After some simplifications, the KKT conditions are equivalent to (the Lagrange multipliers are $M(I+U^T)$) \begin{align*} \begin{cases} 0\leq U\\ 0\leq M (I+U^T)\\ \operatorname{Tr}[U M (I+U^T)]=0 \end{cases} \end{align*}

Since we are minimizing a convex function under convex domain, the KKT are sufficient, therefore any $U$ satisfying those is optimal for the dual problem.

Note that If we know the indices $\mathcal I=\{ (i,j) : U_{ij}>0 \}$, then from the three KKT conditions, we get that $[M(I+U^T)]_{ji}=0$ for all $(i,j)\in\mathcal I$, this gives a system of $|\mathcal I|$ linear equations in $|\mathcal I|$ unknown and can therefore be solved efficiently.

I implemented this using a quadratic programing solver and after some inspection, it feels like the following is true :

For any $i$, $j$, if we have $M_{ij} > 0$ then we have $U_{ij} = 0$.

I cannot prove or disprove it, any help would be appreciated.


Discussions :

This problem can be reduced to a much simpler one with vectors. Let $u_i$ be the $i$'th line vector in $U$, then \begin{align*} \operatorname{Tr}[(I+U)M(I+U^T)] &= \sum_i (u_i+e_i^T) M (u_i^T + e_i) \end{align*} Therefore we can find $U$ by solving $m$ problems of the form \begin{align*} u_i^T \in \operatorname{argmin}_{0\leq u} (u+e_i)^T M (u+e_i) \end{align*} for each $i$.

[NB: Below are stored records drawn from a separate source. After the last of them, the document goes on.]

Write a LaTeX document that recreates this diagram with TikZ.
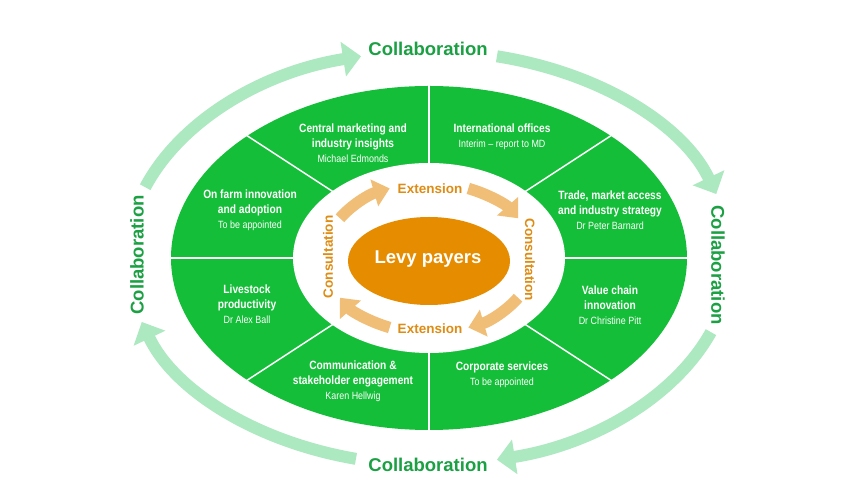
\documentclass[tikz,border=0pt]{standalone}
\usepackage{fontspec}
\setmainfont{Liberation Sans}
\newfontfamily\condf[FakeStretch=0.85]{Liberation Sans}
\usetikzlibrary{arrows.meta}
\definecolor{seggreen}{RGB}{20,190,56}
\definecolor{txtgreen}{RGB}{28,160,68}
\definecolor{lightgreen}{RGB}{172,232,192}
\definecolor{levyorange}{RGB}{230,140,0}
\definecolor{lightorange}{RGB}{240,190,118}
\definecolor{txtorange}{RGB}{222,140,20}
\newcommand{\personname}[1]{{\mdseries\fontsize{10.5}{15}\selectfont #1}}
\begin{document}
\begin{tikzpicture}[x=1pt,y=1pt,
  seglabel/.style={text=white, align=center, font=\condf\bfseries\fontsize{12}{15}\selectfont},
  collab/.style={text=txtgreen, font=\bfseries\fontsize{18.5}{22}\selectfont},
  ringlabel/.style={text=txtorange, font=\bfseries\fontsize{13.5}{16}\selectfont},
  outerarrow/.style={draw=lightgreen, line width=12pt, -{Triangle[width=34pt,length=18pt]}},
  innerarrow/.style={draw=lightorange, line width=11.5pt, -{Triangle[width=27pt,length=16pt]}},
  divider/.style={draw=white, line width=1.5pt}
]
\useasboundingbox (0,0) rectangle (860,500);
\fill[white] (0,0) rectangle (860,500);

% segments ring
\fill[seggreen] (429,242) ellipse [x radius=258, y radius=172];
\fill[white] (429,242) ellipse [x radius=136, y radius=95];
\foreach \a in {0,45,...,315}
  \draw[divider, shift={(429,242)}] (\a:130 and 90) -- (\a:262 and 176);

% centre
\fill[levyorange] (429,239) ellipse [x radius=81, y radius=44];
\node[text=white, font=\bfseries\fontsize{18.5}{22}\selectfont] (levy) at (428,241) {Levy payers};

% inner arrows
\draw[innerarrow, shift={(429,242)}] (148:105 and 75) arc[start angle=148, end angle=112, x radius=105, y radius=75];
\draw[innerarrow, shift={(429,242)}] (68:105 and 75) arc[start angle=68, end angle=32, x radius=105, y radius=75];
\draw[innerarrow, shift={(429,242)}] (-32:105 and 75) arc[start angle=-32, end angle=-68, x radius=105, y radius=75];
\draw[innerarrow, shift={(429,242)}] (248:105 and 75) arc[start angle=248, end angle=212, x radius=105, y radius=75];

\node[ringlabel] (extT) at (430,311) {Extension};
\node[ringlabel] (extB) at (430,171) {Extension};
\node[ringlabel, rotate=90] (conL) at (328,243) {Consultation};
\node[ringlabel, rotate=-90] (conR) at (530,240) {Consultation};

% outer arrows
\draw[outerarrow, shift={(429,242)}] (160:302 and 207) arc[start angle=160, end angle=103, x radius=302, y radius=207];
\draw[outerarrow, shift={(429,242)}] (77:302 and 207) arc[start angle=77, end angle=18, x radius=302, y radius=207];
\draw[outerarrow, shift={(429,242)}] (-21:302 and 207) arc[start angle=-21, end angle=-77, x radius=302, y radius=207];
\draw[outerarrow, shift={(429,242)}] (256:302 and 207) arc[start angle=256, end angle=198, x radius=302, y radius=207];

\node[collab] (colT) at (428,451) {Collaboration};
\node[collab] (colB) at (428,35) {Collaboration};
\node[collab, rotate=90] (colL) at (137,245) {Collaboration};
\node[collab, rotate=-90] (colR) at (718,235) {Collaboration};

% segment labels
\node[seglabel] (central) at (353,357) {Central marketing and\\industry insights\\\personname{Michael Edmonds}};
\node[seglabel] (intl) at (502,363.5) {International offices\\\personname{Interim – report to MD}};
\node[seglabel] (onfarm) at (250,290) {On farm innovation\\and adoption\\\personname{To be appointed}};
\node[seglabel] (trade) at (610,290) {Trade, market access\\and industry strategy\\\personname{Dr Peter Barnard}};
\node[seglabel] (livestock) at (247,196) {Livestock\\productivity\\\personname{Dr Alex Ball}};
\node[seglabel] (value) at (610,195) {Value chain\\innovation\\\personname{Dr Christine Pitt}};
\node[seglabel] (comm) at (353,119) {Communication \&\\stakeholder engagement\\\personname{Karen Hellwig}};
\node[seglabel] (corp) at (502,125.5) {Corporate services\\\personname{To be appointed}};
\end{tikzpicture}
\end{document}
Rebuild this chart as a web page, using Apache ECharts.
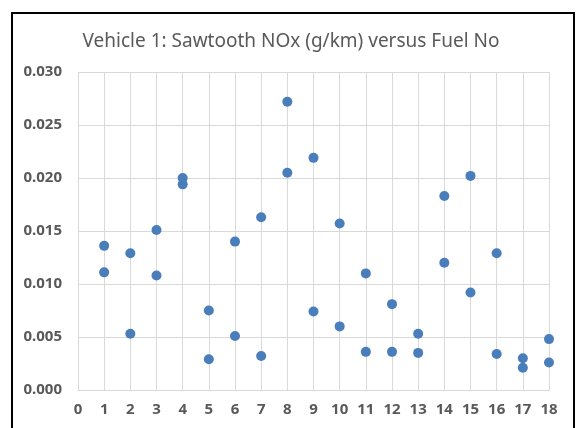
<!DOCTYPE html>
<html>
<head>
<meta charset="utf-8">
<script src="https://cdn.jsdelivr.net/npm/echarts@6/dist/echarts.min.js"></script>
<style>
  html, body { margin: 0; padding: 0; background: #fff; }
  #chart { width: 582px; height: 428px; }
</style>
</head>
<body>
<div id="chart"></div>
<script>
	// 燃料编号 (x) 和 NOx 值 (y), 每个燃料两次测量
	var fuelNo = [1, 1, 2, 2, 3, 3, 4, 4, 5, 5, 6, 6, 7, 7, 8, 8, 9, 9,
		10, 10, 11, 11, 12, 12, 13, 13, 14, 14, 15, 15, 16, 16, 17, 17, 18, 18];
	var noxValues = [0.0136, 0.0111, 0.0129, 0.0053, 0.0151, 0.0108, 0.0200, 0.0194,
		0.0075, 0.0029, 0.0140, 0.0051, 0.0163, 0.0032, 0.0272, 0.0205,
		0.0219, 0.0074, 0.0157, 0.0060, 0.0110, 0.0036, 0.0081, 0.0036,
		0.0053, 0.0035, 0.0183, 0.0120, 0.0202, 0.0092, 0.0129, 0.0034,
		0.0030, 0.0021, 0.0048, 0.0026];
	var yTicks = [0, 0.005, 0.010, 0.015, 0.020, 0.025, 0.030];

	var points = [];
	for (var i = 0; i < fuelNo.length; i++) {
		points.push([fuelNo[i], noxValues[i]]);
	}

	var myChart = echarts.init(document.getElementById('chart'));
	var labelFont = 'Noto Sans';

	var option = {
		animation: false,
		backgroundColor: '#ffffff',
		title: {
			text: 'Vehicle 1: Sawtooth NOx (g/km) versus Fuel No',
			left: 'center',
			top: 27,
			textStyle: {
				fontFamily: labelFont,
				fontSize: 19,
				fontWeight: 'normal',
				color: '#595959'
			}
		},
		grid: {
			left: 78,
			right: 33,
			top: 72,
			bottom: 38
		},
		xAxis: {
			type: 'value',
			min: 0,
			max: 18,
			interval: 1,
			axisLine: { show: true, lineStyle: { color: '#d9d9d9', width: 1 } },
			axisTick: { show: false },
			splitLine: { show: true, lineStyle: { color: '#d9d9d9', width: 1 } },
			axisLabel: {
				margin: 12,
				fontFamily: labelFont,
				fontSize: 15,
				fontWeight: 'bold',
				color: '#595959'
			}
		},
		yAxis: {
			type: 'value',
			min: yTicks[0],
			max: yTicks[yTicks.length - 1],
			interval: 0.005,
			axisLine: { show: false },
			axisTick: { show: false },
			splitLine: { show: true, lineStyle: { color: '#d9d9d9', width: 1 } },
			axisLabel: {
				margin: 16,
				fontFamily: labelFont,
				fontSize: 15,
				fontWeight: 'bold',
				color: '#595959',
				formatter: function (v) { return v.toFixed(3); }
			}
		},
		series: [{
			type: 'scatter',
			data: points,
			symbol: 'circle',
			symbolSize: 10,
			itemStyle: { color: '#4a7ebb', opacity: 1 }
		}],
		graphic: [{
			type: 'rect',
			shape: { x: 12, y: 13, width: 562, height: 440 },
			style: { fill: 'none', stroke: '#000', lineWidth: 2 },
			z: 100
		}]
	};

	myChart.setOption(option);
</script>
</body>
</html>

The KKT conditions of such problem are given by splitting the KKT above similarly \begin{align*} \begin{cases} 0\leq u\\ 0\leq M (u+e_i)\\ u^T M (u+e_i)=0 \end{cases} \end{align*}

It is not to hard to prove that for the $i$'th problem, the solution $u_i$ has $0$ entry at index $i$. Indeed the unconstrained optimum is $-e_i$ and if we have a candidate $u$ with $u_i >0$, then $\frac{1}{1+u_i} u + \frac{u_i}{1+u_i} (-e_i)$ is a convex combination of our candidate with the unconstrained optimum that has all positive components. This means that $u_i=0$.

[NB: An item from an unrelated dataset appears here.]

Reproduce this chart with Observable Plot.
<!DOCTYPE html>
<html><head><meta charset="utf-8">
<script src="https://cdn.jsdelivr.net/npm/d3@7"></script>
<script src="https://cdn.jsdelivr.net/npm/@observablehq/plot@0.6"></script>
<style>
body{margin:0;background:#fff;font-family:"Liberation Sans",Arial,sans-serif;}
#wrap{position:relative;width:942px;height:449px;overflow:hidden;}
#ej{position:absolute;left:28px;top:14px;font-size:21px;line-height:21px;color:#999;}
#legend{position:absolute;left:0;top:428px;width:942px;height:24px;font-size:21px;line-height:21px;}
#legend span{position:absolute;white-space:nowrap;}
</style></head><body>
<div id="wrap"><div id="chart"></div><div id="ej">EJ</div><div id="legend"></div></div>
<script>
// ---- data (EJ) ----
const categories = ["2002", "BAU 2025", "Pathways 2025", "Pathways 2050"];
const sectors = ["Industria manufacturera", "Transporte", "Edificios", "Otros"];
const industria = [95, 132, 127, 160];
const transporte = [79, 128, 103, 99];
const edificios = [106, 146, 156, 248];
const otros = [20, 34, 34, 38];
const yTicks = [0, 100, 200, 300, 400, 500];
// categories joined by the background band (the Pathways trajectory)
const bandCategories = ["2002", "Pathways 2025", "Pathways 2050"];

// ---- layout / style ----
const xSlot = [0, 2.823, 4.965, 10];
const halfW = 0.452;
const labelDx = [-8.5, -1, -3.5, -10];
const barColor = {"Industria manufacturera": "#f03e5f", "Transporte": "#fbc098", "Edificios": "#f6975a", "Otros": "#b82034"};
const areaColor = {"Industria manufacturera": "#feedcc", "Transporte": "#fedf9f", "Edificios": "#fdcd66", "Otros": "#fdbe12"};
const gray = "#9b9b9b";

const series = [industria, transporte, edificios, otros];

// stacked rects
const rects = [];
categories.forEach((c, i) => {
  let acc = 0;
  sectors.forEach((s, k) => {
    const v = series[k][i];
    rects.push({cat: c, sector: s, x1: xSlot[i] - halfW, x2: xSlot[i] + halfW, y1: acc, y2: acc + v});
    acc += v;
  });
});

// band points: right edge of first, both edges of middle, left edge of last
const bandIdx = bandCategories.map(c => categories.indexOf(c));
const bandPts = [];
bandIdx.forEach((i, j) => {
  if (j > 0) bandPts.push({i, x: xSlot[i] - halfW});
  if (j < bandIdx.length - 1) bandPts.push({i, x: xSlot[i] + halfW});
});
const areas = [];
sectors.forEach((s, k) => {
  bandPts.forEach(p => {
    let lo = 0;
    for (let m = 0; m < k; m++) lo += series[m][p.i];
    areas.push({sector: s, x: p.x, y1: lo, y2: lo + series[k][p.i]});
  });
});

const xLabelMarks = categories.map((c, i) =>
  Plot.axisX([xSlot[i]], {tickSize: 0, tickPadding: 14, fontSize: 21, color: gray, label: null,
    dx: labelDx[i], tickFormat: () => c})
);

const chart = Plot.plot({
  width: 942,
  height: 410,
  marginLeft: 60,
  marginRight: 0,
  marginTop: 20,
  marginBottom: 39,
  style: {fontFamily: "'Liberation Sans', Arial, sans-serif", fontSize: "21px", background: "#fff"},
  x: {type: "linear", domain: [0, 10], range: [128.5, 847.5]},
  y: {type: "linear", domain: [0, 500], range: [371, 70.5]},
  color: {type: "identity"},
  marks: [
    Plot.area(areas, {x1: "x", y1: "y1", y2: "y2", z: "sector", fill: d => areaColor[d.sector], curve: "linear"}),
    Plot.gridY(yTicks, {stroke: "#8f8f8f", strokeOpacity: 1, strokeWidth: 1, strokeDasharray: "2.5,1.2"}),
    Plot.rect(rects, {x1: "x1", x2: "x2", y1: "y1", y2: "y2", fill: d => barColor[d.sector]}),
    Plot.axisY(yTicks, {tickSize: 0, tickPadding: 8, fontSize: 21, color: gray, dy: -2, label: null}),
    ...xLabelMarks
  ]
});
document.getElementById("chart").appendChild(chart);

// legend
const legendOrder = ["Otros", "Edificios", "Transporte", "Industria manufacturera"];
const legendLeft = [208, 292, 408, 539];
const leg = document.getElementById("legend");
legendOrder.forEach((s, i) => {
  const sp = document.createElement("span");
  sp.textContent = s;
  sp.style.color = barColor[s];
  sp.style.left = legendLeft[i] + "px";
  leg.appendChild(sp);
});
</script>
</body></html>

Note that in case we know what indices of $u$ are zero, then we can obtain the value of the rest by solving a simple linear system. Indeed if $\mathcal I=\{ j : u_j>0 \}=\{ j_1, j_2,\dots, j_k \}$, let \begin{align*} u_{\mathcal I} &= \begin{bmatrix} u_{j_1}\\ u_{j_2}\\ \vdots\\ u_{j_k} \end{bmatrix}\\ M_{\mathcal I\mathcal I} &= \begin{bmatrix} M_{j_1j_1} & M_{j_1j_2}&\dots&M_{j_1j_k}\\ M_{j_2j_1} & M_{j_2j_2}&\dots&M_{j_2j_k}\\ \vdots&\vdots&\ddots&\vdots\\ M_{j_kj_1} & M_{j_kj_2}&\dots&M_{j_kj_k}\\ \end{bmatrix}\\ m_{i\mathcal I} &= \begin{bmatrix} M_{ij_1}\\ M_{ij_2}\\ \vdots\\ M_{ij_k} \end{bmatrix} \end{align*} Then from the KKT conditions, $u_{\mathcal I}$ satisfies $M_{\mathcal I\mathcal I} u_{\mathcal I}=-m_{i\mathcal I}$. This means that in order to solve the original problem, we could search what are the indices that are zero.

From this, I think we can rephrase the above problem as follow :

Suppose we have \begin{align*} M=\begin{bmatrix} m_{11}&m_1^T\\ m_1&M_{11} \end{bmatrix} \end{align*} a positive definite matrix of dimension $m\times m$, and a vector $0<u\in\mathbb R^{m-1}$ such that \begin{align*} M_{11} u = -m_1 \end{align*} Then $m_1<0$.